The major tenant units are the United States Army Network Enterprise Technology Command (NETCOM) and the United States Army Intelligence Center (USAICoE). Libby Army Airfield is on post and shares its runway with Sierra Vista Municipal Airport. It was an alternate landing location for the space shuttle, but it has never been used as such.
Fort Huachuca is also the headquarters of Army Military Auxiliary Radio System (MARS). Other units include the Joint Interoperability Test Command (JITC), the Information Systems Engineering Command (ISEC), the Electronic Proving Ground (EPG), and the Intelligence and Electronic Warfare Directorate (IEWTD).[5]
The fort has a radar-equipped aerostat, one of a series maintained for the Drug Enforcement Administration by Harris Corporation. The aerostat is northeast of Garden Canyon and supports the DEA drug interdiction mission by detecting low-flying aircraft attempting to enter the United States from Mexico.
Fort Huachuca contains the Western Division of the Advanced Airlift Tactics Training Center (AATTC) which is based at the 139th Airlift Wing, Rosecrans Air National Guard Base, Saint Joseph, Missouri.
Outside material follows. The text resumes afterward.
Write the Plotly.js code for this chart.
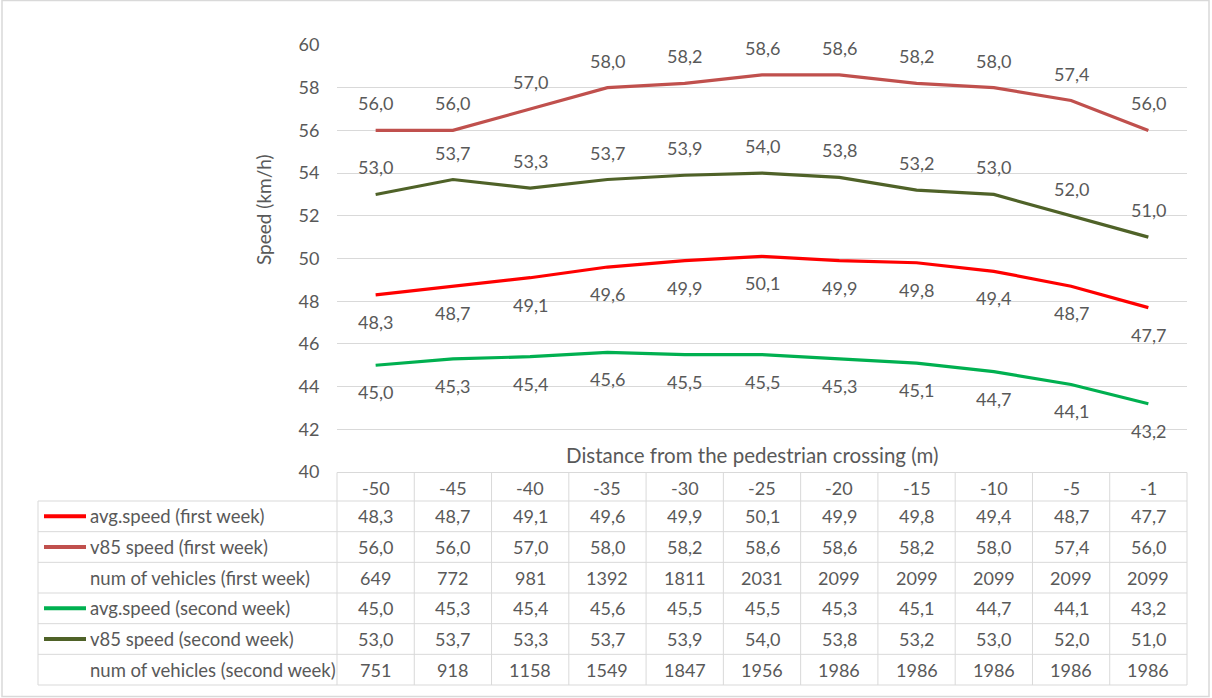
<!DOCTYPE html>
<html>
<head>
<meta charset="utf-8">
<script src="https://cdn.plot.ly/plotly-3.0.1.min.js"></script>
<style>
  html, body { margin: 0; padding: 0; background: #ffffff; }
  #chart { width: 1212px; height: 698px; }
</style>
</head>
<body>
<div id="chart"></div>
<script>
// ---- data ----
const categories = ['-50', '-45', '-40', '-35', '-30', '-25', '-20', '-15', '-10', '-5', '-1'];
const avgFirst   = [48.3, 48.7, 49.1, 49.6, 49.9, 50.1, 49.9, 49.8, 49.4, 48.7, 47.7];
const v85First   = [56.0, 56.0, 57.0, 58.0, 58.2, 58.6, 58.6, 58.2, 58.0, 57.4, 56.0];
const vehFirst   = [649, 772, 981, 1392, 1811, 2031, 2099, 2099, 2099, 2099, 2099];
const avgSecond  = [45.0, 45.3, 45.4, 45.6, 45.5, 45.5, 45.3, 45.1, 44.7, 44.1, 43.2];
const v85Second  = [53.0, 53.7, 53.3, 53.7, 53.9, 54.0, 53.8, 53.2, 53.0, 52.0, 51.0];
const vehSecond  = [751, 918, 1158, 1549, 1847, 1956, 1986, 1986, 1986, 1986, 1986];

const seriesNames = [
  'avg.speed (first week)',
  'v85 speed (first week)',
  'num of vehicles (first week)',
  'avg.speed (second week)',
  'v85 speed (second week)',
  'num of vehicles (second week)'
];
const xTitle = 'Distance from the pedestrian crossing (m)';
const yTitle = 'Speed (km/h)';

// ---- styles ----
const FONT = 'Lato, "Open Sans", sans-serif';
const TXT = '#595959';
const GRID = '#d9d9d9';
const W = 1212, H = 698;
const PL = 337, PR = 1187, PT = 45, PB = 472;
const NUM_SIZE = 18, TEXT_SIZE = 18.5;

const rows = [
  { name: seriesNames[0], vals: avgFirst,  speed: true,  color: '#ff0000', labelPos: -1 },
  { name: seriesNames[1], vals: v85First,  speed: true,  color: '#c0504d', labelPos: 1 },
  { name: seriesNames[2], vals: vehFirst,  speed: false, color: null },
  { name: seriesNames[3], vals: avgSecond, speed: true,  color: '#00b050', labelPos: -1 },
  { name: seriesNames[4], vals: v85Second, speed: true,  color: '#4f6228', labelPos: 1 },
  { name: seriesNames[5], vals: vehSecond, speed: false, color: null }
];

const fmt = (v, speed) => speed ? v.toFixed(1).replace('.', ',') : String(v);
const px2x = p => (p - PL) / (PR - PL);
const px2y = p => (PB - p) / (PB - PT);

const traces = [];
const annotations = [];
const shapes = [];

// lines + data labels
[0, 1, 3, 4].forEach(ri => {
  const r = rows[ri];
  traces.push({
    type: 'scatter', mode: 'lines', name: r.name,
    x: categories, y: r.vals,
    line: { color: r.color, width: 3.2 },
    hoverinfo: 'x+y'
  });
  r.vals.forEach((v, i) => {
    annotations.push({
      xref: 'x', yref: 'y', x: i, y: v,
      xanchor: 'center', yanchor: 'middle',
      text: fmt(v, true), showarrow: false,
      yshift: 27 * r.labelPos,
      font: { family: FONT, size: NUM_SIZE, color: TXT }
    });
  });
});

// table geometry
const headerTop = 472.5, headerBot = 501;
const rowH = (685 - 501) / 6;
const legendLeft = 38;
const colW = (PR - PL) / categories.length;

const hline = (x0, x1, y) => shapes.push({
  type: 'line', xref: 'paper', yref: 'paper',
  x0: px2x(x0), x1: px2x(x1), y0: px2y(y), y1: px2y(y),
  line: { color: GRID, width: 1 }
});
const vline = (x, y0, y1) => shapes.push({
  type: 'line', xref: 'paper', yref: 'paper',
  x0: px2x(x), x1: px2x(x), y0: px2y(y0), y1: px2y(y1),
  line: { color: GRID, width: 1 }
});

hline(PL, PR, headerTop);
for (let k = 0; k <= rows.length; k++) hline(legendLeft, PR, headerBot + k * rowH);
vline(legendLeft, headerBot, 685);
for (let c = 0; c <= categories.length; c++) vline(PL + c * colW, headerTop, 685);

const cellText = (xpx, ypx, text, anchor, size) => annotations.push({
  xref: 'paper', yref: 'paper', x: px2x(xpx), y: px2y(ypx),
  xanchor: anchor, yanchor: 'middle',
  text: text, showarrow: false,
  font: { family: FONT, size: size, color: TXT }
});

// header
categories.forEach((c, i) => {
  cellText(PL + (i + 0.5) * colW, (headerTop + headerBot) / 2 + 1, c, 'center', NUM_SIZE);
});

// rows
rows.forEach((r, k) => {
  const cy = headerBot + (k + 0.5) * rowH;
  if (r.color) {
    shapes.push({
      type: 'line', xref: 'paper', yref: 'paper',
      x0: px2x(44), x1: px2x(86), y0: px2y(cy), y1: px2y(cy),
      line: { color: r.color, width: 4 }
    });
  }
  cellText(88, cy, r.name, 'left', TEXT_SIZE);
  r.vals.forEach((v, i) => {
    cellText(PL + (i + 0.5) * colW, cy, fmt(v, r.speed), 'center', NUM_SIZE);
  });
});

// axis titles
cellText(752, 455, xTitle, 'center', 20.5);
annotations.push({
  xref: 'paper', yref: 'paper', x: px2x(263), y: px2y(210),
  xanchor: 'center', yanchor: 'middle',
  text: yTitle, showarrow: false, textangle: -90,
  font: { family: FONT, size: 19, color: TXT }
});

// outer border
shapes.push({
  type: 'rect', xref: 'paper', yref: 'paper',
  x0: px2x(2), x1: px2x(1209), y0: px2y(696.5), y1: px2y(0.5),
  line: { color: GRID, width: 1.5 }, layer: 'below'
});

const layout = {
  width: W, height: H,
  margin: { l: PL, r: W - PR, t: PT, b: H - PB },
  paper_bgcolor: '#ffffff', plot_bgcolor: '#ffffff',
  showlegend: false,
  xaxis: {
    type: 'category', range: [-0.5, categories.length - 0.5],
    showticklabels: false, showgrid: false, zeroline: false, showline: false, ticks: ''
  },
  yaxis: {
    range: [40, 60], dtick: 2, tick0: 40,
    showgrid: true, gridcolor: GRID, gridwidth: 1,
    zeroline: false, showline: false,
    ticks: 'outside', ticklen: 13, tickcolor: 'rgba(0,0,0,0)',
    tickfont: { family: FONT, size: NUM_SIZE, color: TXT }
  },
  annotations: annotations,
  shapes: shapes
};

Plotly.newPlot('chart', traces, layout, { displayModeBar: false, staticPlot: true });
</script>
</body>
</html>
Sierra Vista, which annexed the post in 1971, is south and east of the post, and Huachuca City is to the north and east.
The installation was founded to counter the Chiricahua Apache threat and secure the border with Mexico during the Apache Wars. On 3 March 1877, Captain Samuel Marmaduke Whitside led two companies of the 6th Cavalry and chose a site at the base of the Huachuca Mountains that provided sheltering hills and a perennial stream.[6][7] In 1882, Camp Huachuca was redesignated a fort.
General Nelson A. Miles commanded Fort Huachuca as his headquarters in his campaign against Geronimo in 1886. After the surrender of Geronimo in 1886, the Apache threat was extinguished, but the army continued to operate Fort Huachuca due to its strategic border position. In 1913, the fort became the base for the "Buffalo Soldiers", the 10th Cavalry Regiment composed of African Americans. It served this purpose for twenty years. During General Pershing's failed Punitive Expedition of 1916–1917, he used the fort as a forward logistics and supply base. From 1916–1917, the base was commanded by Charles Young, the first African American to be promoted to colonel. He left for medical reasons. In 1933, the 25th Infantry Regiment replaced the 10th Cavalry at the fort.
With the build-up during World War II, the fort had an area of 71,253 acres (288.35 km2), with quarters for 1,251 officers and 24,437 enlisted soldiers.[8] The 92nd and 93rd Infantry Divisions, composed of African-American troops, trained at Huachuca.
In 1947, the post was closed and turned over to the Arizona Game and Fish Department. However, due to the Korean War, a January 1951 letter from the Secretary of the Air Force to the Governor of Arizona invoked the reversion clause of a 1949 deed. On 1 February 1951 the US Air Force took official possession of Ft. Huachuca, making it one of the few army installations to have had an existence as an air base.[9] The army retook possession of the base a month later, and reopened the post in May 1951 to train engineers in airfield construction as part of the Korean War build up. The engineers built today's Libby Army Airfield. On 1 May 1953, after the Korean War, the post was again placed on inactive status with only a caretaker detachment.